The positive aspect of this whole situation is that I didn't eat again until noon!!  I drank a bottle of water and just didn't think about eating.  For lunch I had 5 slices of canadian bacon, and a Campbell's Soup at Hand Veggie with noodles.  Lunch totaled a whole 175 calories!!!  But with the 694 for breakfast, the 350 for pie, and then 175 for lunch, that puts me 200 calories over my daily intake!!!  I still have to eat dinner tonight!!!  I have decided to make some fish for dinner to cut down on the calories.  I don't want to get into that mind set of well I blew that meal.....let's just forget the whole day.  I can't do that!!!

So now it's back to laundry and drinking more water.  Maybe if I concentrate on drinking my 4 bottles of water, I won't think about food so much.  One can hope right.  Well there were some hard choices that I have to deal with today.  I can't get down on myself or that will defeat the whole process.  I can't linger on the situation because that will lead to more eating.  AARRRRGGG!!!

Ohmmmm, ohmmmmmm, ohmmmmm, if only this really worked for me.  Well another day, another choice, another step down my journey.  No one said my path was going to be paved.

Coughin' to coffin...

Well I never made it to the gym Monday morning.  Thankfully it wasn't because I didn't want to get out of bed, but because I have a nasty chest cold that kept me asleep. 

I thought that I was going to grab on of my many aerobic DVD's and get some cardio in.  I thought wrong!!  This cold is really being a pain in my.....chest!!!!

I wish I could say that I was good and didn't eat a ton of food these last couple of days.....oh to wish for things.  Monday I ate 2 cups of Honey Nut Chex dry, and made myself a cheese pizza out of a flour tortilla.  Yesterday, I ate about half a cup of ice cream, 3 taco supremes, and a grande soft taco from Taco Bell, 4 cookies, and a candy bar.  All of this food was on top of my normal food....well except for the tacos...they were last nights dinner.  But 4 TACO's?!?!?!?!  OMG!!!!

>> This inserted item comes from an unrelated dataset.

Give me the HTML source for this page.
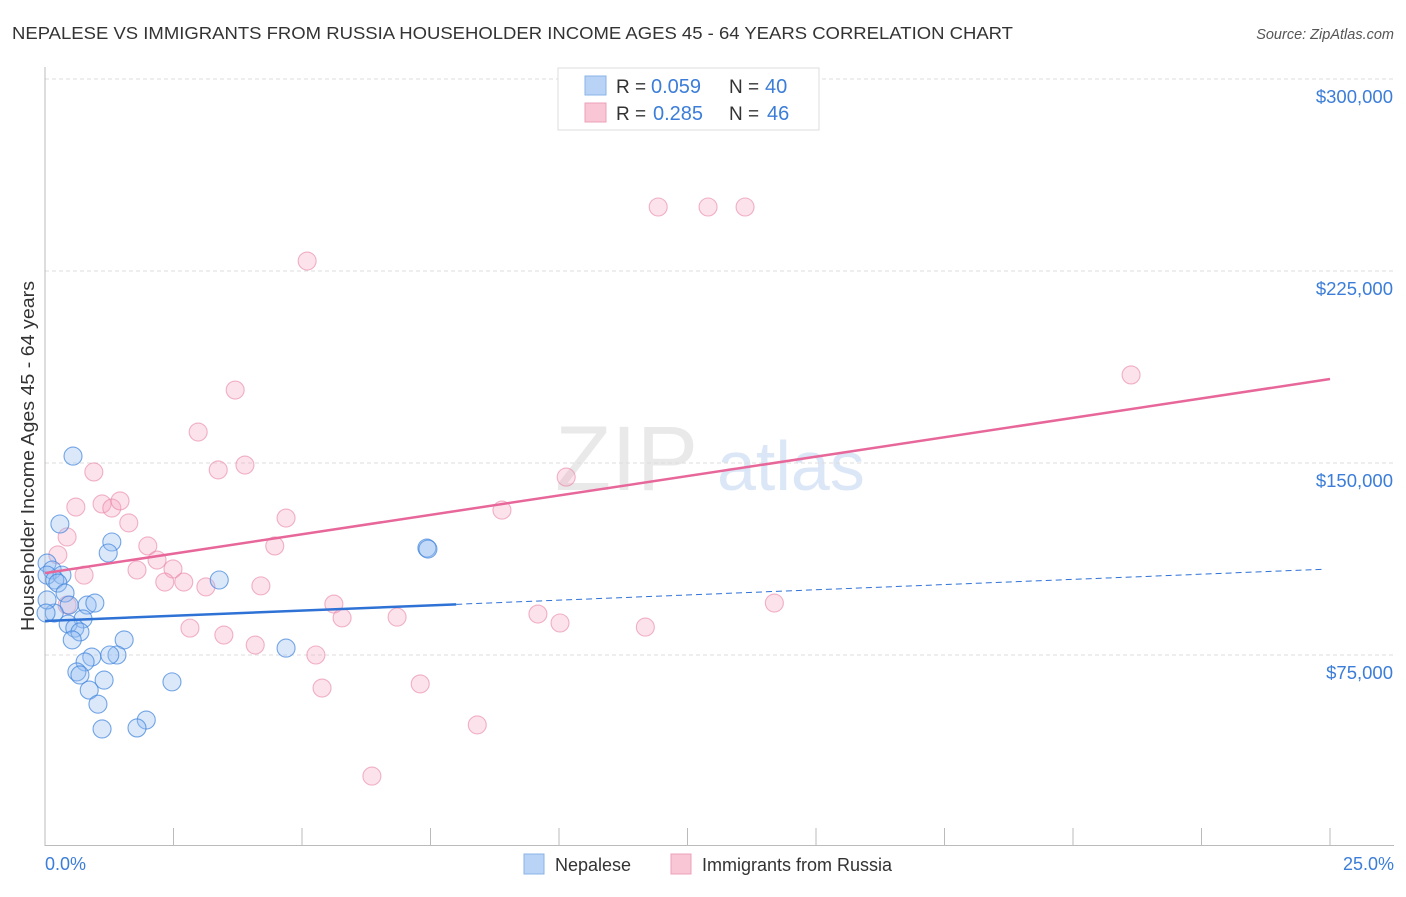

I have to do some cholesterol blood work this Saturday, so I have to be good.  Not just for that, I have to be good for me.  Time to start struggling with portion sizes and emotional eating AGAIN.  Man, I hate the fact that it seems like every month I am struggling with these same issues!!!  When am I going to get it?!?!?!

Well for now, I'm dealing with the chest cold and not eating everything in the house.  One day at a time.  Sigh.